La fraternidad en familia resplandece de modo especial cuando vemos la premura, la paciencia, el afecto del que son rodeados el hermanito o la hermanita más débiles, enfermos o discapacitados. Los hermanos y las hermanas que hacen esto son muchísimos, en todo el mundo, y quizás no apreciamos bastante su generosidad. Y cuando los hermanos son muchos en familia, hoy he saludado a una familia de diecinueve, el mayor o la mayor ayuda al papá o a la mamá, a cuidar a los más pequeños, y esto es bonito, este trabajo de ayuda entre los hermanos.

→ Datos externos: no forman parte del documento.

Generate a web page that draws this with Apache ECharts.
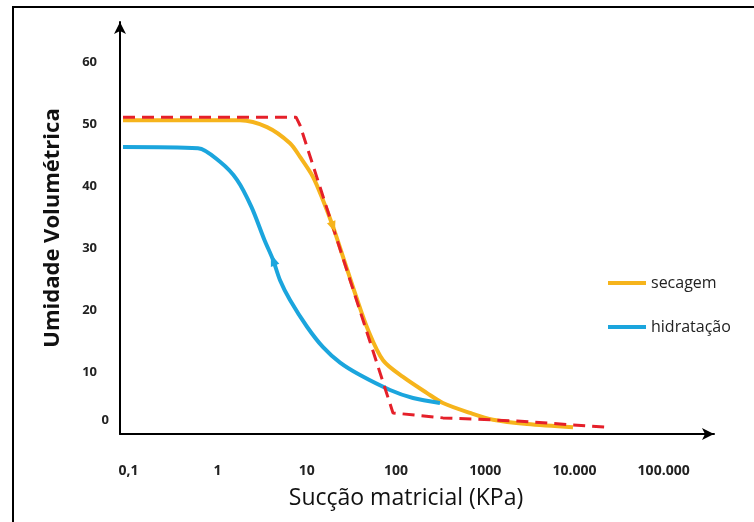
<!DOCTYPE html>
<html>
<head>
<meta charset="utf-8">
<script src="https://cdn.jsdelivr.net/npm/echarts@6/dist/echarts.min.js"></script>
<style>html,body{margin:0;padding:0;background:#fff}#c{width:754px;height:522px}</style>
</head>
<body>
<div id="c"></div>
<script>
// Sucção matricial (kPa) and Umidade volumétrica values
const secagemX = [0.087, 1.78, 3.58, 6.48, 8.39, 11.7, 15.2, 19.7, 26.1, 34.7, 48.5, 71.5, 119.8, 222.6, 336, 676, 1222, 2943, 9640];
const secagemY = [50.6, 50.6, 49.5, 46.9, 44.7, 41.5, 37.7, 33.4, 28.1, 22.7, 16.8, 11.9, 9.2, 6.6, 5.0, 3.4, 2.3, 1.6, 1.1];

const hidratacaoX = [0.087, 0.603, 1.064, 1.65, 2.40, 3.35, 4.18, 5.01, 6.48, 10.05, 15.2, 23.6, 39.5, 85.7, 155, 311];
const hidratacaoY = [46.3, 46.1, 43.9, 41.0, 36.6, 31.3, 28.1, 24.8, 21.6, 17.3, 14.0, 11.5, 9.5, 7.1, 5.8, 5.0];

const modeloX = [0.087, 7.57, 8.39, 92.5, 336, 2274, 22600];
const modeloY = [51.1, 51.1, 49.8, 3.4, 2.6, 2.1, 1.1];

const xTickValues = [0.1, 1, 10, 100, 1000, 10000, 100000];
const xTickLabels = ['0,1', '1', '10', '100', '1000', '10.000', '100.000'];
const yTickValues = [0, 10, 20, 30, 40, 50, 60];

const zip = (xs, ys) => xs.map((x, i) => [x, ys[i]]);

const chart = echarts.init(document.getElementById('c'), null, {renderer: 'canvas'});
const font = '"Open Sans", sans-serif';

chart.setOption({
  animation: false,
  backgroundColor: '#ffffff',
  grid: {left: 120, right: 40, top: 22, bottom: 88, containLabel: false},
  graphic: [{
    type: 'rect', z: 100, silent: true,
    shape: {x: 13, y: 7, width: 780, height: 560},
    style: {fill: 'none', stroke: '#000', lineWidth: 2}
  }],
  legend: {
    data: ['secagem', 'hidratação'],
    orient: 'vertical',
    left: 603, top: 270,
    icon: 'rect',
    itemWidth: 38, itemHeight: 4, itemGap: 28,
    textStyle: {fontFamily: font, fontSize: 16, color: '#222'}
  },
  xAxis: {
    type: 'log',
    logBase: 10,
    min: 0.0805,
    max: 367000,
    name: 'Sucção matricial (KPa)',
    nameLocation: 'middle',
    nameGap: 53,
    nameTextStyle: {fontFamily: font, fontSize: 23, fontWeight: 500, color: '#111', padding: [0, 22, 0, 0]},
    axisLine: {show: true, symbol: ['none', 'arrow'], symbolSize: [9, 12], lineStyle: {color: '#000', width: 2}},
    axisTick: {show: false},
    splitLine: {show: false},
    axisLabel: {
      customValues: xTickValues,
      margin: 30,
      fontFamily: font, fontSize: 14, fontWeight: 'bold', color: '#222',
      formatter: function (v) {
        for (let i = 0; i < xTickValues.length; i++) {
          if (Math.abs(Math.log10(v) - Math.log10(xTickValues[i])) < 1e-6) return xTickLabels[i];
        }
        return '';
      }
    }
  },
  yAxis: {
    type: 'value',
    min: 0,
    max: 66.45,
    interval: 10,
    name: 'Umidade Volumétrica',
    nameLocation: 'middle',
    nameRotate: 90,
    nameGap: 56,
    nameTextStyle: {fontFamily: font, fontSize: 22, fontWeight: 'bold', color: '#111'},
    axisLine: {show: true, symbol: ['none', 'arrow'], symbolSize: [9, 12], lineStyle: {color: '#000', width: 2}},
    axisTick: {show: false},
    splitLine: {show: false},
    axisLabel: {
      margin: 11,
      fontFamily: font, fontSize: 13, fontWeight: 'bold', color: '#222',
      formatter: function (v) {
        if (yTickValues.indexOf(v) < 0) return '';
        return v === 0 ? '{z|0}' : '{n|' + v + '}';
      },
      rich: {
        z: {fontFamily: font, fontSize: 13, fontWeight: 'bold', color: '#222', padding: [0, 0, 28, 0]},
        n: {fontFamily: font, fontSize: 13, fontWeight: 'bold', color: '#222', padding: [0, 12, 0, 0]}
      }
    }
  },
  series: [
    {
      name: 'secagem', type: 'line', data: zip(secagemX, secagemY),
      smooth: 0.3, symbol: 'none', z: 2,
      lineStyle: {color: '#F6B41C', width: 4}, itemStyle: {color: '#F6B41C'},
      markPoint: {
        symbol: 'triangle', symbolSize: [9, 11], symbolRotate: 200, silent: true,
        label: {show: false}, itemStyle: {color: '#F6B41C'},
        data: [{coord: [secagemX[7], secagemY[7]]}]
      }
    },
    {
      name: 'hidratação', type: 'line', data: zip(hidratacaoX, hidratacaoY),
      smooth: 0.3, symbol: 'none', z: 2,
      lineStyle: {color: '#1BA5DD', width: 4}, itemStyle: {color: '#1BA5DD'},
      markPoint: {
        symbol: 'triangle', symbolSize: [9, 12], symbolRotate: 20, silent: true,
        label: {show: false}, itemStyle: {color: '#1BA5DD'},
        data: [{coord: [hidratacaoX[6], hidratacaoY[6]]}]
      }
    },
    {
      name: 'modelo', type: 'line', data: zip(modeloX, modeloY),
      symbol: 'none', z: 3,
      lineStyle: {color: '#E5202A', width: 3, type: [12, 7]}, itemStyle: {color: '#E5202A'}
    }
  ]
});
</script>
</body>
</html>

Tener un hermano, una hermana que te quiere es una experiencia fuerte, impagable, insustituible. Igualmente sucede para la fraternidad cristiana. Los más pequeños, los más débiles, los más pobres deben enternecernos: tienen “derecho” de tomarse el alma y el corazón. Sí, estos son nuestros hermanos y como tales debemos amarlos y tratarlos. Cuando esto sucede, cuando los pobres son como de casa, nuestra misma fraternidad cristiana retoma vida. Los cristianos, de hecho, van al encuentro de los pobres y débiles no para obedecer a un programa ideológico, pero porque la palabra y el ejemplo del Señor nos dicen que son nuestros hermanos. Esto es el principio del amor de Dios y de toda justicia entre los hombres.
Os sugiero una cosa antes de acabar, me faltan pocas líneas, pensemos en silencio en nuestros hermanos y hermanas. Pensemos en silencio, y en silencio desde el corazón, recemos por ellos.
Hoy más que nunca es necesario volver a llevar la fraternidad en el centro de nuestra sociedad tecnocrática y burocrática: entonces también la libertad y la igualdad tomarán su justa entonación. Por ello, no privemos a la ligera a nuestras familias, por temor o miedo, de la belleza de una amplia experiencia fraterna de hijos e hijas. Y no perdamos nuestra confianza en la amplitud de horizonte que la fe es capaz de sacar de esta experiencia, iluminada por la bendición de Dios.